#### MATERIAL FOR THIS EXERCISE
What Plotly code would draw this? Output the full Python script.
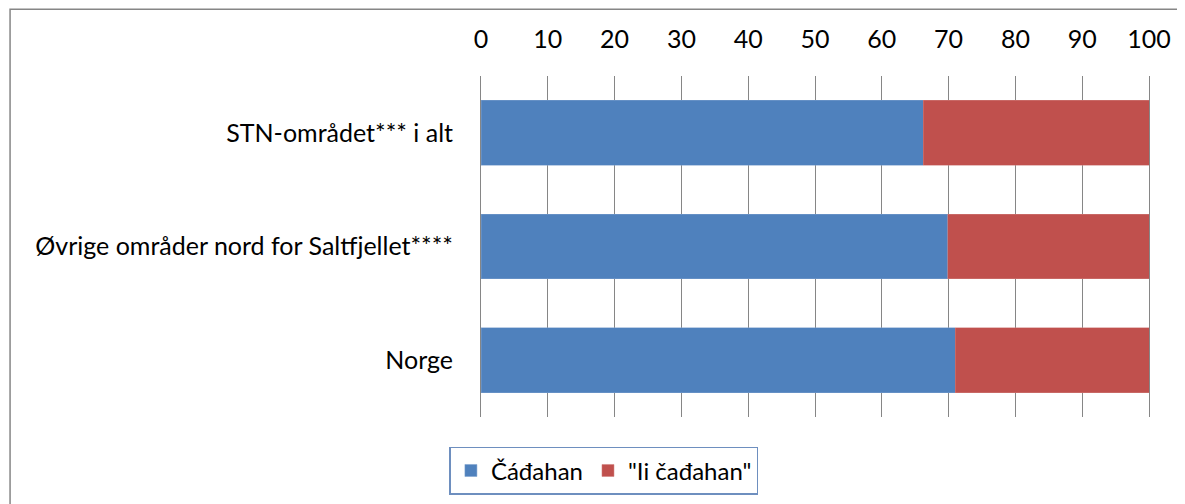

* * *

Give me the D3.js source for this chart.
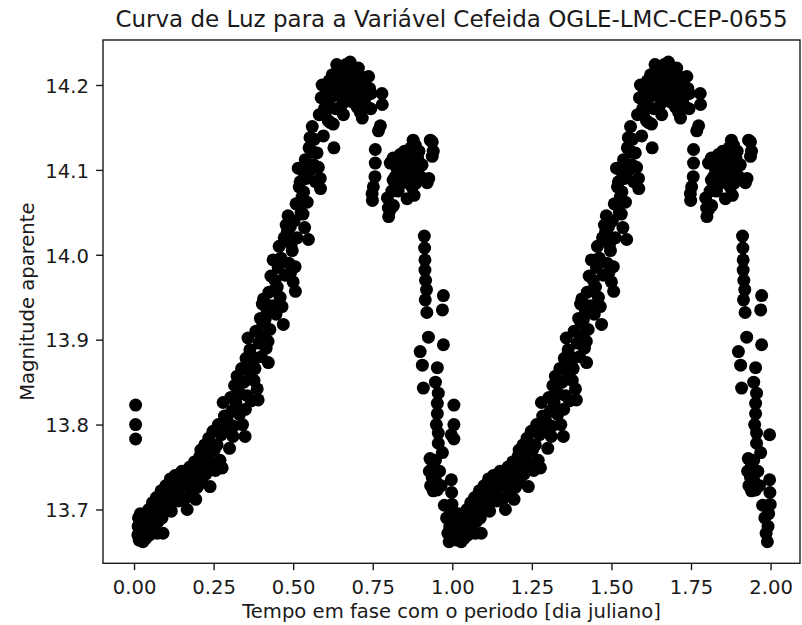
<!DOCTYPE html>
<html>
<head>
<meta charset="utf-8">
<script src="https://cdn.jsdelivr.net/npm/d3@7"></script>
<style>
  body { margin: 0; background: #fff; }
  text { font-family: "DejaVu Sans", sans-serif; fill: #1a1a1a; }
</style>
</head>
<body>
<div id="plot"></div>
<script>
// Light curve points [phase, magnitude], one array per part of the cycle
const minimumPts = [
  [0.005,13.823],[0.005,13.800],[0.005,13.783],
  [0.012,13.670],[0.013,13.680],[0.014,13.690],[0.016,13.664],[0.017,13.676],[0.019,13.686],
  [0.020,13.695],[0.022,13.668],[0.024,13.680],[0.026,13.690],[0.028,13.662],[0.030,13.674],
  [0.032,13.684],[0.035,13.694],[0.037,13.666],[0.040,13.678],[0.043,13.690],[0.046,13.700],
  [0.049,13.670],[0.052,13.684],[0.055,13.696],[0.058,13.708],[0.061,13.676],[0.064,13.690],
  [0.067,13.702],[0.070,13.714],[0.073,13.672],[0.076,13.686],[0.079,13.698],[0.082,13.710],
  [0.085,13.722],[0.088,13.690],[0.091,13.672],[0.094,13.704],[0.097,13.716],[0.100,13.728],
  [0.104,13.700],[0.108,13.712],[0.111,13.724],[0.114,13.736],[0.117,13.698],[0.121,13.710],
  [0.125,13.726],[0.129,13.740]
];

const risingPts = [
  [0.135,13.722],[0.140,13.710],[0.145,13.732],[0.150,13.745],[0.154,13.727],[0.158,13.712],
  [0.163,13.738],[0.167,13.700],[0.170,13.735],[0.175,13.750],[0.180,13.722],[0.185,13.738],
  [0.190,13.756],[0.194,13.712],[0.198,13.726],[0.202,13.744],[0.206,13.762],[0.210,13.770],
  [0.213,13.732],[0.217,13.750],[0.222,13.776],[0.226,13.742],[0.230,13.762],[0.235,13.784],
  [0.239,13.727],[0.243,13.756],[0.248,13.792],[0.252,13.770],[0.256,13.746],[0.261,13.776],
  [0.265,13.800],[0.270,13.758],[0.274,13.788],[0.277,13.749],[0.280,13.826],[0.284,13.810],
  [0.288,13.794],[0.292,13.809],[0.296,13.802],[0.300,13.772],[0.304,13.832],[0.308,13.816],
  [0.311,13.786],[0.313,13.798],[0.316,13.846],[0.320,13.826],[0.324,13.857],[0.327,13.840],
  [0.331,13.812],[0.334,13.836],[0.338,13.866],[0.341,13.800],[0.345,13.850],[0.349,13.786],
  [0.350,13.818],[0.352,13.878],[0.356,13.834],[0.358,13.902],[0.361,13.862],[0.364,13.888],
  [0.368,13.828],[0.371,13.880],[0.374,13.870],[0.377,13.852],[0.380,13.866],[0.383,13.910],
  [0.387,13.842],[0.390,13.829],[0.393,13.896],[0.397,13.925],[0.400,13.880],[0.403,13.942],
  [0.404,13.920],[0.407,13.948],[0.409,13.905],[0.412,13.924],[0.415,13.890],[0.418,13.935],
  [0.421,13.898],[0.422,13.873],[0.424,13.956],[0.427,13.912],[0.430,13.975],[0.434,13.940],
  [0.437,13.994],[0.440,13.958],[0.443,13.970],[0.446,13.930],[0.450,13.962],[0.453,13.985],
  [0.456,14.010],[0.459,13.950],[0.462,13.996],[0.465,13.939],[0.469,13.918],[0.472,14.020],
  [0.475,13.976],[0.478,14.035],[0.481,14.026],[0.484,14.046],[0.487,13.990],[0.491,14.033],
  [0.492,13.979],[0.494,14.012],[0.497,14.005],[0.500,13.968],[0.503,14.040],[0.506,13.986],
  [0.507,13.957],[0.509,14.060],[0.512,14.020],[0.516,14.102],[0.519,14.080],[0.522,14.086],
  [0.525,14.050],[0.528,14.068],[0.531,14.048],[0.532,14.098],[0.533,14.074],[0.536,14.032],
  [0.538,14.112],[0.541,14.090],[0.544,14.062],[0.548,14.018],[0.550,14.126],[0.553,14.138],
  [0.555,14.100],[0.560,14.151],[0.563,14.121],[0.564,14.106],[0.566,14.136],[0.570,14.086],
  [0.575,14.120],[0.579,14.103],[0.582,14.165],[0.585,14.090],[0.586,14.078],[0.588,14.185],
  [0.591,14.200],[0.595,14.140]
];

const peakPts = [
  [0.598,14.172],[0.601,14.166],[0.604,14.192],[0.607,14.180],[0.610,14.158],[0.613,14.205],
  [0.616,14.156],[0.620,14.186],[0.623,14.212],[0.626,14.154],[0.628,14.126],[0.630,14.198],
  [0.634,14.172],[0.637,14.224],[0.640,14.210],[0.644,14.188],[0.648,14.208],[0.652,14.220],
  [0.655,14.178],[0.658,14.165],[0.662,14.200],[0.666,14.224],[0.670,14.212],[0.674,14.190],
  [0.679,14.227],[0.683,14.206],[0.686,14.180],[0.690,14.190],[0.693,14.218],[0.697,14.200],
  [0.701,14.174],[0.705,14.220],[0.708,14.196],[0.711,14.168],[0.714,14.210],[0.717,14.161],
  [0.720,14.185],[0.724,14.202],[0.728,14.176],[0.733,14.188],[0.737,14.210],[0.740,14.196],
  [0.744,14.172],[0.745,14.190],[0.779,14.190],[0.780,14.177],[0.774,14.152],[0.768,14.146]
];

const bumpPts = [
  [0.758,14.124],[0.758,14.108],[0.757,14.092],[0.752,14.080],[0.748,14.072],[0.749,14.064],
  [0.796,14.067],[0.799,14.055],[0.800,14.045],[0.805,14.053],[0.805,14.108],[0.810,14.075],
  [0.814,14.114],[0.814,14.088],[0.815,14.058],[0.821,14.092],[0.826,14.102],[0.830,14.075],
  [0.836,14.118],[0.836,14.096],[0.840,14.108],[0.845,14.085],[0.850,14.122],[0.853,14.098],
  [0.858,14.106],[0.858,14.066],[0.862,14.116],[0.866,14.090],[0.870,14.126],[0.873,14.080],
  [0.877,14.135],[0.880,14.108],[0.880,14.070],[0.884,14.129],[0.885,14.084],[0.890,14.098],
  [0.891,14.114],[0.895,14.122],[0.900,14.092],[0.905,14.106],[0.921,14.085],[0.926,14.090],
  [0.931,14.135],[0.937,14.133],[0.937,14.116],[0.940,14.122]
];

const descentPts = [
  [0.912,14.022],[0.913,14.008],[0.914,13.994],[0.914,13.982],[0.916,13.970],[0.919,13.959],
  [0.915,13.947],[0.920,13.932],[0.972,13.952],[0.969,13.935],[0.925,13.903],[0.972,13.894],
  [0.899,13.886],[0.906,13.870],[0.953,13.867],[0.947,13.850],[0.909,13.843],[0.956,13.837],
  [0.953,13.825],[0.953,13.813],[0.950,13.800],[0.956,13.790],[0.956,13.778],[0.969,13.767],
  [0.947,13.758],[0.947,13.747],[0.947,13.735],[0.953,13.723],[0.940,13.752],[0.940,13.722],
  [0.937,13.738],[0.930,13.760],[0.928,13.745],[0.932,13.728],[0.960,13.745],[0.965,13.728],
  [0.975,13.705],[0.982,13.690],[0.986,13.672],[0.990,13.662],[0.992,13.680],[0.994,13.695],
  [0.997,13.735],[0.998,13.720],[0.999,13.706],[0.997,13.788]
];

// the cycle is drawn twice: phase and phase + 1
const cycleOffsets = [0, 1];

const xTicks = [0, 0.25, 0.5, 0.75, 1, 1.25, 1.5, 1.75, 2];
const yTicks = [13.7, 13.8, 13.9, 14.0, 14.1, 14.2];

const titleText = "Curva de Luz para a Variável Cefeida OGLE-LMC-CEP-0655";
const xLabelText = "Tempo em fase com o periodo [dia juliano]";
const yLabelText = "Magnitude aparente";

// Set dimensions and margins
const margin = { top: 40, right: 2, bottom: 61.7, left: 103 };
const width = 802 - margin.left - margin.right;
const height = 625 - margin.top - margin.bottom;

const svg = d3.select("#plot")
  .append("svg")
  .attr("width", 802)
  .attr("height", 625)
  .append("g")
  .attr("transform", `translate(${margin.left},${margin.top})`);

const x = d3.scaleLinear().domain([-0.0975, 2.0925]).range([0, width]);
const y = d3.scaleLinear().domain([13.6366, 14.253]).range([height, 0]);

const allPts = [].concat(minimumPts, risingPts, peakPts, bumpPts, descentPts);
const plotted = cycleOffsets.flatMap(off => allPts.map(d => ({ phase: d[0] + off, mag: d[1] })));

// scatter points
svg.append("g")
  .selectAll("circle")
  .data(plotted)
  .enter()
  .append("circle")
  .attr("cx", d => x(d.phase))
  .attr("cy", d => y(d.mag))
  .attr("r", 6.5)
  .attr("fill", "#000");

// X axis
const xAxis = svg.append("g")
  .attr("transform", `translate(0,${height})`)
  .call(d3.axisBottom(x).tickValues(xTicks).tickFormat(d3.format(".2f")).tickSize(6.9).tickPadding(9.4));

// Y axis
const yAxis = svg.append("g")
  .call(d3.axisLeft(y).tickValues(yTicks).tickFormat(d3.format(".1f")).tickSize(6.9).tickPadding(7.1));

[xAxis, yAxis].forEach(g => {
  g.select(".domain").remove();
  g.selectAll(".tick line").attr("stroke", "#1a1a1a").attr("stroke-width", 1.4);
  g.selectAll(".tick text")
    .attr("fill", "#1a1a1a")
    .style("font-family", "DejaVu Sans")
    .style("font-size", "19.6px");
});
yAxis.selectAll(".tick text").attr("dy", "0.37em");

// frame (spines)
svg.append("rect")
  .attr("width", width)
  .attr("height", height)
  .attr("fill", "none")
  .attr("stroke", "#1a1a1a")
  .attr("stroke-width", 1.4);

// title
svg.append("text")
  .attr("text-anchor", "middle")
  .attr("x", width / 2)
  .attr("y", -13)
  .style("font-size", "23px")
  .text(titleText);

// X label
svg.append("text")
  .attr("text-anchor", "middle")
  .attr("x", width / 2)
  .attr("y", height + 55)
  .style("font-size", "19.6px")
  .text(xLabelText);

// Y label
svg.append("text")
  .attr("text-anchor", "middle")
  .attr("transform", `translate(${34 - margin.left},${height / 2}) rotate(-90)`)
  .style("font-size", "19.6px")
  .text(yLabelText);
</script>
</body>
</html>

#### PROBLEM STATEMENT
From the records above, report the count of lines containing "script" and nothing more.

#### THE RESPONSE
4